[Provided material]

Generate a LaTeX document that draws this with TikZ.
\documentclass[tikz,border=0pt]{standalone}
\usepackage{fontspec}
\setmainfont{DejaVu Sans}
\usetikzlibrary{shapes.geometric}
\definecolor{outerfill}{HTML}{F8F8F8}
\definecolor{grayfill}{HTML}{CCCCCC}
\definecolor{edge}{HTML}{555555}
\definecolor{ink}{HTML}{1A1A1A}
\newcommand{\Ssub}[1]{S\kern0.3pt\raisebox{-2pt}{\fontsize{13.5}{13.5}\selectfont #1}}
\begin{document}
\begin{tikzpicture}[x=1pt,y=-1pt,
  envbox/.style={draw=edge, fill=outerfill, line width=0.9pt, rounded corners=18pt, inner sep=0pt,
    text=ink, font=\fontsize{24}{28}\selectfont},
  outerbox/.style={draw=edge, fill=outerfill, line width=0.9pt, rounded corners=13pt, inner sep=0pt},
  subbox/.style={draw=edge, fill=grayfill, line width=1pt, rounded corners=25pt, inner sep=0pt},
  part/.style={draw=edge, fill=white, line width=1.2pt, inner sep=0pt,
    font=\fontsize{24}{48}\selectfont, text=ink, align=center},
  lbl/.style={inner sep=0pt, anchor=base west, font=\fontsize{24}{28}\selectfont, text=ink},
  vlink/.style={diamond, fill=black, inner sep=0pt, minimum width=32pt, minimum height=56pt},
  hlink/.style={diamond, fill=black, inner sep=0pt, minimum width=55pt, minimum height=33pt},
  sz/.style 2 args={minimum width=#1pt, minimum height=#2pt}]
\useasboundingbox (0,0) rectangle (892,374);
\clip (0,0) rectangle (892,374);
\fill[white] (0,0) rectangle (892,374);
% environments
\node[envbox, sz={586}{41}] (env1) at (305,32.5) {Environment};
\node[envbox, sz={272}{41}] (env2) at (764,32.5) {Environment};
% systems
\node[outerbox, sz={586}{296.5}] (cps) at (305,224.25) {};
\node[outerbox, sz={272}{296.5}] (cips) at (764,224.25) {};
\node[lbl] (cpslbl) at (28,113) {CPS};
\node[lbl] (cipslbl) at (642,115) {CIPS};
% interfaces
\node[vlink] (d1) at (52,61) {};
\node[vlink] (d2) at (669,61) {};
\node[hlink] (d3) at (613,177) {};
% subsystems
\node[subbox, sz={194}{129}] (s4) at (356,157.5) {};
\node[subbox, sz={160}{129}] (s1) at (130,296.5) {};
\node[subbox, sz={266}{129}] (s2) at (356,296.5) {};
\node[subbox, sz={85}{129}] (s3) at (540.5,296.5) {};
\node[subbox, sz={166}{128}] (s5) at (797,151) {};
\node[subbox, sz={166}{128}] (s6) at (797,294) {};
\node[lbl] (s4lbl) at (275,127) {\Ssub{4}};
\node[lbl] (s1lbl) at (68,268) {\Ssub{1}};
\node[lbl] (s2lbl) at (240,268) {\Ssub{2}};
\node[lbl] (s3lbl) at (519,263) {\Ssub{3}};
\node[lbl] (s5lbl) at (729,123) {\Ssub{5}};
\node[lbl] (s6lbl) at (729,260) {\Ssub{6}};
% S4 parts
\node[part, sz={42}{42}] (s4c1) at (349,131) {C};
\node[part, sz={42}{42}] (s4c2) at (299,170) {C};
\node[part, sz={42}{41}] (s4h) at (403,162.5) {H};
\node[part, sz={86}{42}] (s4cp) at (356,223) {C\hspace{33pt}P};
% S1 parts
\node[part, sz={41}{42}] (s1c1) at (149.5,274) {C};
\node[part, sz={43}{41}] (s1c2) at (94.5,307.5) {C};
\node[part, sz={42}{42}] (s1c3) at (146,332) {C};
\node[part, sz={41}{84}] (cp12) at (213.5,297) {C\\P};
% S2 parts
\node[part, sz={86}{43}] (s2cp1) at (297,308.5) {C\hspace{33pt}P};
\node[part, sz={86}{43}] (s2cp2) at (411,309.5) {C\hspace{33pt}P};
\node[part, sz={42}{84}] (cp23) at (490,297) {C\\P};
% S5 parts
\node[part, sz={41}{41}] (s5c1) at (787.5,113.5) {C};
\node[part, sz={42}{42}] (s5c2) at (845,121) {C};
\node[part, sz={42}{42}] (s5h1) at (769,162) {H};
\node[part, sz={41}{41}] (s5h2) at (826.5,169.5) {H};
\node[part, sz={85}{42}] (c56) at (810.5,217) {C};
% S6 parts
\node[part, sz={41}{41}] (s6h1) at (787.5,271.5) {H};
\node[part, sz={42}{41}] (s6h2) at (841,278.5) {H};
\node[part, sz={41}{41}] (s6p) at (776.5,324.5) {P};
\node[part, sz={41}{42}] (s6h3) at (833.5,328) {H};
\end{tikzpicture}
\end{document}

[Given exercise]
Repeat the data above, word for word.

[Solution for this exercise]
Generate a LaTeX document that draws this with TikZ.
\documentclass[tikz,border=0pt]{standalone}
\usepackage{fontspec}
\setmainfont{DejaVu Sans}
\usetikzlibrary{shapes.geometric}
\definecolor{outerfill}{HTML}{F8F8F8}
\definecolor{grayfill}{HTML}{CCCCCC}
\definecolor{edge}{HTML}{555555}
\definecolor{ink}{HTML}{1A1A1A}
\newcommand{\Ssub}[1]{S\kern0.3pt\raisebox{-2pt}{\fontsize{13.5}{13.5}\selectfont #1}}
\begin{document}
\begin{tikzpicture}[x=1pt,y=-1pt,
  envbox/.style={draw=edge, fill=outerfill, line width=0.9pt, rounded corners=18pt, inner sep=0pt,
    text=ink, font=\fontsize{24}{28}\selectfont},
  outerbox/.style={draw=edge, fill=outerfill, line width=0.9pt, rounded corners=13pt, inner sep=0pt},
  subbox/.style={draw=edge, fill=grayfill, line width=1pt, rounded corners=25pt, inner sep=0pt},
  part/.style={draw=edge, fill=white, line width=1.2pt, inner sep=0pt,
    font=\fontsize{24}{48}\selectfont, text=ink, align=center},
  lbl/.style={inner sep=0pt, anchor=base west, font=\fontsize{24}{28}\selectfont, text=ink},
  vlink/.style={diamond, fill=black, inner sep=0pt, minimum width=32pt, minimum height=56pt},
  hlink/.style={diamond, fill=black, inner sep=0pt, minimum width=55pt, minimum height=33pt},
  sz/.style 2 args={minimum width=#1pt, minimum height=#2pt}]
\useasboundingbox (0,0) rectangle (892,374);
\clip (0,0) rectangle (892,374);
\fill[white] (0,0) rectangle (892,374);
% environments
\node[envbox, sz={586}{41}] (env1) at (305,32.5) {Environment};
\node[envbox, sz={272}{41}] (env2) at (764,32.5) {Environment};
% systems
\node[outerbox, sz={586}{296.5}] (cps) at (305,224.25) {};
\node[outerbox, sz={272}{296.5}] (cips) at (764,224.25) {};
\node[lbl] (cpslbl) at (28,113) {CPS};
\node[lbl] (cipslbl) at (642,115) {CIPS};
% interfaces
\node[vlink] (d1) at (52,61) {};
\node[vlink] (d2) at (669,61) {};
\node[hlink] (d3) at (613,177) {};
% subsystems
\node[subbox, sz={194}{129}] (s4) at (356,157.5) {};
\node[subbox, sz={160}{129}] (s1) at (130,296.5) {};
\node[subbox, sz={266}{129}] (s2) at (356,296.5) {};
\node[subbox, sz={85}{129}] (s3) at (540.5,296.5) {};
\node[subbox, sz={166}{128}] (s5) at (797,151) {};
\node[subbox, sz={166}{128}] (s6) at (797,294) {};
\node[lbl] (s4lbl) at (275,127) {\Ssub{4}};
\node[lbl] (s1lbl) at (68,268) {\Ssub{1}};
\node[lbl] (s2lbl) at (240,268) {\Ssub{2}};
\node[lbl] (s3lbl) at (519,263) {\Ssub{3}};
\node[lbl] (s5lbl) at (729,123) {\Ssub{5}};
\node[lbl] (s6lbl) at (729,260) {\Ssub{6}};
% S4 parts
\node[part, sz={42}{42}] (s4c1) at (349,131) {C};
\node[part, sz={42}{42}] (s4c2) at (299,170) {C};
\node[part, sz={42}{41}] (s4h) at (403,162.5) {H};
\node[part, sz={86}{42}] (s4cp) at (356,223) {C\hspace{33pt}P};
% S1 parts
\node[part, sz={41}{42}] (s1c1) at (149.5,274) {C};
\node[part, sz={43}{41}] (s1c2) at (94.5,307.5) {C};
\node[part, sz={42}{42}] (s1c3) at (146,332) {C};
\node[part, sz={41}{84}] (cp12) at (213.5,297) {C\\P};
% S2 parts
\node[part, sz={86}{43}] (s2cp1) at (297,308.5) {C\hspace{33pt}P};
\node[part, sz={86}{43}] (s2cp2) at (411,309.5) {C\hspace{33pt}P};
\node[part, sz={42}{84}] (cp23) at (490,297) {C\\P};
% S5 parts
\node[part, sz={41}{41}] (s5c1) at (787.5,113.5) {C};
\node[part, sz={42}{42}] (s5c2) at (845,121) {C};
\node[part, sz={42}{42}] (s5h1) at (769,162) {H};
\node[part, sz={41}{41}] (s5h2) at (826.5,169.5) {H};
\node[part, sz={85}{42}] (c56) at (810.5,217) {C};
% S6 parts
\node[part, sz={41}{41}] (s6h1) at (787.5,271.5) {H};
\node[part, sz={42}{41}] (s6h2) at (841,278.5) {H};
\node[part, sz={41}{41}] (s6p) at (776.5,324.5) {P};
\node[part, sz={41}{42}] (s6h3) at (833.5,328) {H};
\end{tikzpicture}
\end{document}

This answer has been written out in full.